>> BEGIN RECORDED INFORMATION
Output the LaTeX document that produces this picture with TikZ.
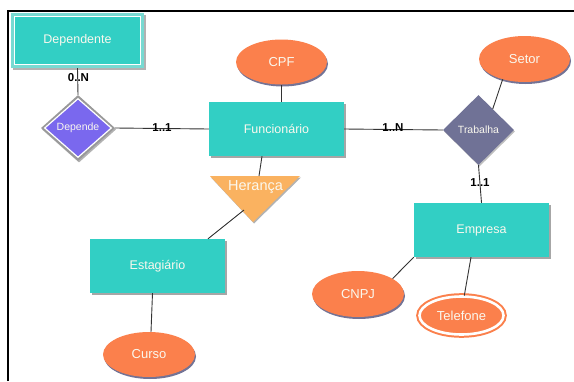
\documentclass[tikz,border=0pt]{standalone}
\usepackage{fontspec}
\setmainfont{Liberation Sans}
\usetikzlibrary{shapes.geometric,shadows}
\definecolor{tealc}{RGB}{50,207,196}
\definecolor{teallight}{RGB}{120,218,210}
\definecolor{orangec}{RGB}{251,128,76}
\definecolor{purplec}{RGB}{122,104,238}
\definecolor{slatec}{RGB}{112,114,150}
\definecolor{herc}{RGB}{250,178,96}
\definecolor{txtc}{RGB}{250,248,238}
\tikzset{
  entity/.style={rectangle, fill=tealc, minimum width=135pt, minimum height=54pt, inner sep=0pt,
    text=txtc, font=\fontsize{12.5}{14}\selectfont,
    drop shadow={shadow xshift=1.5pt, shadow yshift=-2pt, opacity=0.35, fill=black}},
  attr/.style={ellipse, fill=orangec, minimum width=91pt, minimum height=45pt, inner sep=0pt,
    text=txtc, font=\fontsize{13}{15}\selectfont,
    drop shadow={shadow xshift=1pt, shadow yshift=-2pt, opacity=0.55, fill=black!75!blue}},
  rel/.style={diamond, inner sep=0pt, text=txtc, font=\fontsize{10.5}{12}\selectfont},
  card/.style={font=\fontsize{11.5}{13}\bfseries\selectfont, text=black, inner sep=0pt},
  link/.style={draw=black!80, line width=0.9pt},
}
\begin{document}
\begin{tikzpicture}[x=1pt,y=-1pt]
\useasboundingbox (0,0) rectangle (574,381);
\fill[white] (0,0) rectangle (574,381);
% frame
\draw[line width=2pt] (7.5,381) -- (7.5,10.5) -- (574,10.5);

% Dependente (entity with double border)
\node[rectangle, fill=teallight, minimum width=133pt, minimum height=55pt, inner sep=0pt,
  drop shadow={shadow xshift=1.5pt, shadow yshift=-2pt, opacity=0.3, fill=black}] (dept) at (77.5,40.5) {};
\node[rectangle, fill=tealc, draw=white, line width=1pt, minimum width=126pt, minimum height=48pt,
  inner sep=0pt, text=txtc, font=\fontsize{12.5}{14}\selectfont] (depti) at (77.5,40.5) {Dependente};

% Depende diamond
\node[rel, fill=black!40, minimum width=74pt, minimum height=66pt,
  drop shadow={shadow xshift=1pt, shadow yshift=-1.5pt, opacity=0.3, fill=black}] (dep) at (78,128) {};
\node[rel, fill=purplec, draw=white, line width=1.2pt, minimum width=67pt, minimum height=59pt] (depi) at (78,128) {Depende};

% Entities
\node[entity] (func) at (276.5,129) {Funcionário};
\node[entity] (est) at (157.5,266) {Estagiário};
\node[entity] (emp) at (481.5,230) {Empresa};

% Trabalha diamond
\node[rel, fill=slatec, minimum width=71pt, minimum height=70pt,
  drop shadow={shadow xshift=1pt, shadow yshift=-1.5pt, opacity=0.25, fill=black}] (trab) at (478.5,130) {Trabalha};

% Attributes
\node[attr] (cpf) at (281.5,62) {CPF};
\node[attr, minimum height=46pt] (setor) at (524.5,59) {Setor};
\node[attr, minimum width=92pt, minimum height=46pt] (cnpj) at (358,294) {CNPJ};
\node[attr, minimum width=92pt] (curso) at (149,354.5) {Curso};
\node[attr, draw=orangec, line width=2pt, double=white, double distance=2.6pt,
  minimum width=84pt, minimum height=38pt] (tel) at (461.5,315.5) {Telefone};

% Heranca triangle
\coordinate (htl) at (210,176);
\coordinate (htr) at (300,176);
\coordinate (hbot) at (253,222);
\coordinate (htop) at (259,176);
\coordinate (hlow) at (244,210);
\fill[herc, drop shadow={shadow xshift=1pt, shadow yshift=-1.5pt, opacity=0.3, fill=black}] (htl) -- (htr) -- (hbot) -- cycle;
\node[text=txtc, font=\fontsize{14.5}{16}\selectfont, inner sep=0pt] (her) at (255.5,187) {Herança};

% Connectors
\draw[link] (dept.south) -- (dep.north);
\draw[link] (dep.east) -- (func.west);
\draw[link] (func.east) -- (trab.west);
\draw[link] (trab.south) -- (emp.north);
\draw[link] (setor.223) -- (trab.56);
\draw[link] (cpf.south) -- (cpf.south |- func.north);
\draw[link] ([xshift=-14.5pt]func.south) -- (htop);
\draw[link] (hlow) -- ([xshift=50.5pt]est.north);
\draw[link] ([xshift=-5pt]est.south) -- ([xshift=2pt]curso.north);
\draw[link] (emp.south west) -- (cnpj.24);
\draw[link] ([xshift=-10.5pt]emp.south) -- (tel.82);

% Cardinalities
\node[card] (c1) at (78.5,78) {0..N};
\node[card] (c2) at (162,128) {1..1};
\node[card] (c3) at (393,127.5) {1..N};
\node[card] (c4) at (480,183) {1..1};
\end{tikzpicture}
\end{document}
>> END RECORDED INFORMATION
# TO DO
Gather all lines from the listing above in which "with" occurs.

# TASK SOLUTION
Output the LaTeX document that produces this picture with TikZ.
% Dependente (entity with double border)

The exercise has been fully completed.